-------- Recorded information --------
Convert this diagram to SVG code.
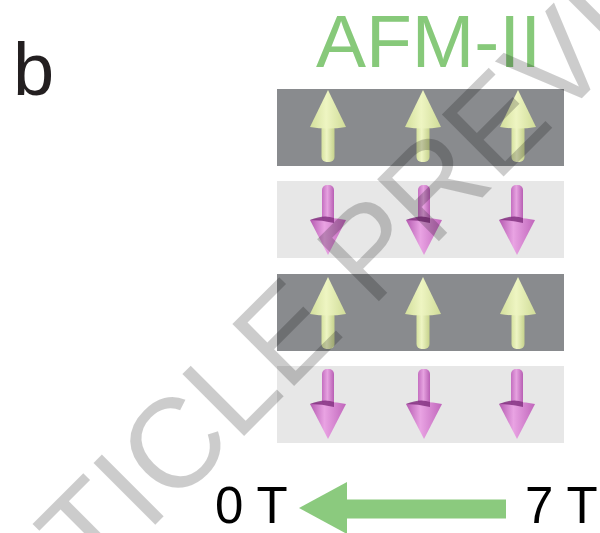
<svg xmlns="http://www.w3.org/2000/svg" width="600" height="533" viewBox="0 0 600 533">
  <style>
    .lbl { font-family: "Liberation Sans", Arial, sans-serif; }
    .dark { fill: #898b8e; }
    .light { fill: #e7e7e7; }
    .wm { font-family: "Liberation Sans", Arial, sans-serif; font-size: 127px; fill: #000; fill-opacity: 0.2; }
  </style>
  <defs>
    <linearGradient id="upCone" x1="0" y1="0" x2="1" y2="0">
      <stop offset="0" stop-color="#d3df9c"/>
      <stop offset="0.45" stop-color="#eef5c2"/>
      <stop offset="1" stop-color="#d0dc98"/>
    </linearGradient>
    <linearGradient id="upShaft" x1="0" y1="0" x2="1" y2="0">
      <stop offset="0" stop-color="#d6e29f"/>
      <stop offset="0.4" stop-color="#eef5c4"/>
      <stop offset="1" stop-color="#c6d28c"/>
    </linearGradient>
    <linearGradient id="dnCone" x1="0" y1="0" x2="1" y2="0">
      <stop offset="0" stop-color="#b45ab0"/>
      <stop offset="0.4" stop-color="#e9a3e3"/>
      <stop offset="1" stop-color="#c066bb"/>
    </linearGradient>
    <linearGradient id="dnShaft" x1="0" y1="0" x2="1" y2="0">
      <stop offset="0" stop-color="#c46ec0"/>
      <stop offset="0.45" stop-color="#e6a2e0"/>
      <stop offset="1" stop-color="#b85fb4"/>
    </linearGradient>
    <!-- spin up: cone 37 tall, shaft 35 long; origin at the tip -->
    <symbol id="spinUp" overflow="visible">
      <rect x="-6.5" y="34" width="13" height="38" rx="5" fill="url(#upShaft)"/>
      <path d="M0 0 L18 37 Q0 40 -18 37 Z" fill="url(#upCone)"/>
    </symbol>
    <!-- spin down: shaft 35 long, cone 35 tall; origin at the shaft top -->
    <symbol id="spinDown" overflow="visible">
      <rect x="-6" y="0" width="12" height="38" rx="5" fill="url(#dnShaft)"/>
      <path d="M-18 35 Q0 31 18 35 L0 70 Z" fill="url(#dnCone)"/>
      <path d="M-18 35 Q-4 29 6 33 L6 38 Q-6 35 -18 35 Z" fill="#7e2c7c" opacity="0.8"/>
    </symbol>
  </defs>

  <text class="lbl" x="13" y="95" font-size="74" fill="#231f20">b</text>
  <text class="lbl" x="316" y="67" font-size="75" fill="#87c97a">AFM-II</text>

  <g id="layer1">
    <rect class="dark" x="277" y="89" width="287" height="77"/>
    <use href="#spinUp" x="328" y="90"/>
    <use href="#spinUp" x="423" y="90"/>
    <use href="#spinUp" x="518" y="90"/>
  </g>
  <g id="layer2">
    <rect class="light" x="277" y="181" width="287" height="77"/>
    <use href="#spinDown" x="328" y="185"/>
    <use href="#spinDown" x="424" y="185"/>
    <use href="#spinDown" x="517" y="185"/>
  </g>
  <g id="layer3">
    <rect class="dark" x="277" y="274" width="287" height="77"/>
    <use href="#spinUp" x="328" y="277"/>
    <use href="#spinUp" x="423" y="277"/>
    <use href="#spinUp" x="518" y="277"/>
  </g>
  <g id="layer4">
    <rect class="light" x="277" y="366" width="287" height="77"/>
    <use href="#spinDown" x="328" y="369"/>
    <use href="#spinDown" x="424" y="369"/>
    <use href="#spinDown" x="517" y="369"/>
  </g>

  <g id="field-start"><text class="lbl" x="215" y="523" font-size="51" fill="#000">0 T</text></g>
  <g id="field-end"><text class="lbl" x="525" y="523" font-size="51" fill="#000">7 T</text></g>

  <g id="connectors">
    <path d="M506 509 H347" stroke="#8bca7e" stroke-width="19" fill="none"/>
    <path d="M347 482 L299 508 L347 534 Z" fill="#8bca7e"/>
  </g>

  <text class="wm" x="-31" y="711" transform="rotate(-45 -31 711)">ARTICLE PREVIEW</text>
</svg>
--------
Quote each line of the listing exactly, but leave the pictures out.

Convert this diagram to SVG code.
<svg xmlns="http://www.w3.org/2000/svg" width="600" height="533" viewBox="0 0 600 533">
  <style>
    .lbl { font-family: "Liberation Sans", Arial, sans-serif; }
    .dark { fill: #898b8e; }
    .light { fill: #e7e7e7; }
    .wm { font-family: "Liberation Sans", Arial, sans-serif; font-size: 127px; fill: #000; fill-opacity: 0.2; }
  </style>
  <defs>
    <linearGradient id="upCone" x1="0" y1="0" x2="1" y2="0">
      <stop offset="0" stop-color="#d3df9c"/>
      <stop offset="0.45" stop-color="#eef5c2"/>
      <stop offset="1" stop-color="#d0dc98"/>
    </linearGradient>
    <linearGradient id="upShaft" x1="0" y1="0" x2="1" y2="0">
      <stop offset="0" stop-color="#d6e29f"/>
      <stop offset="0.4" stop-color="#eef5c4"/>
      <stop offset="1" stop-color="#c6d28c"/>
    </linearGradient>
    <linearGradient id="dnCone" x1="0" y1="0" x2="1" y2="0">
      <stop offset="0" stop-color="#b45ab0"/>
      <stop offset="0.4" stop-color="#e9a3e3"/>
      <stop offset="1" stop-color="#c066bb"/>
    </linearGradient>
    <linearGradient id="dnShaft" x1="0" y1="0" x2="1" y2="0">
      <stop offset="0" stop-color="#c46ec0"/>
      <stop offset="0.45" stop-color="#e6a2e0"/>
      <stop offset="1" stop-color="#b85fb4"/>
    </linearGradient>
    <!-- spin up: cone 37 tall, shaft 35 long; origin at the tip -->
    <symbol id="spinUp" overflow="visible">
      <rect x="-6.5" y="34" width="13" height="38" rx="5" fill="url(#upShaft)"/>
      <path d="M0 0 L18 37 Q0 40 -18 37 Z" fill="url(#upCone)"/>
    </symbol>
    <!-- spin down: shaft 35 long, cone 35 tall; origin at the shaft top -->
    <symbol id="spinDown" overflow="visible">
      <rect x="-6" y="0" width="12" height="38" rx="5" fill="url(#dnShaft)"/>
      <path d="M-18 35 Q0 31 18 35 L0 70 Z" fill="url(#dnCone)"/>
      <path d="M-18 35 Q-4 29 6 33 L6 38 Q-6 35 -18 35 Z" fill="#7e2c7c" opacity="0.8"/>
    </symbol>
  </defs>

  <text class="lbl" x="13" y="95" font-size="74" fill="#231f20">b</text>
  <text class="lbl" x="316" y="67" font-size="75" fill="#87c97a">AFM-II</text>

  <g id="layer1">
    <rect class="dark" x="277" y="89" width="287" height="77"/>
    <use href="#spinUp" x="328" y="90"/>
    <use href="#spinUp" x="423" y="90"/>
    <use href="#spinUp" x="518" y="90"/>
  </g>
  <g id="layer2">
    <rect class="light" x="277" y="181" width="287" height="77"/>
    <use href="#spinDown" x="328" y="185"/>
    <use href="#spinDown" x="424" y="185"/>
    <use href="#spinDown" x="517" y="185"/>
  </g>
  <g id="layer3">
    <rect class="dark" x="277" y="274" width="287" height="77"/>
    <use href="#spinUp" x="328" y="277"/>
    <use href="#spinUp" x="423" y="277"/>
    <use href="#spinUp" x="518" y="277"/>
  </g>
  <g id="layer4">
    <rect class="light" x="277" y="366" width="287" height="77"/>
    <use href="#spinDown" x="328" y="369"/>
    <use href="#spinDown" x="424" y="369"/>
    <use href="#spinDown" x="517" y="369"/>
  </g>

  <g id="field-start"><text class="lbl" x="215" y="523" font-size="51" fill="#000">0 T</text></g>
  <g id="field-end"><text class="lbl" x="525" y="523" font-size="51" fill="#000">7 T</text></g>

  <g id="connectors">
    <path d="M506 509 H347" stroke="#8bca7e" stroke-width="19" fill="none"/>
    <path d="M347 482 L299 508 L347 534 Z" fill="#8bca7e"/>
  </g>

  <text class="wm" x="-31" y="711" transform="rotate(-45 -31 711)">ARTICLE PREVIEW</text>
</svg>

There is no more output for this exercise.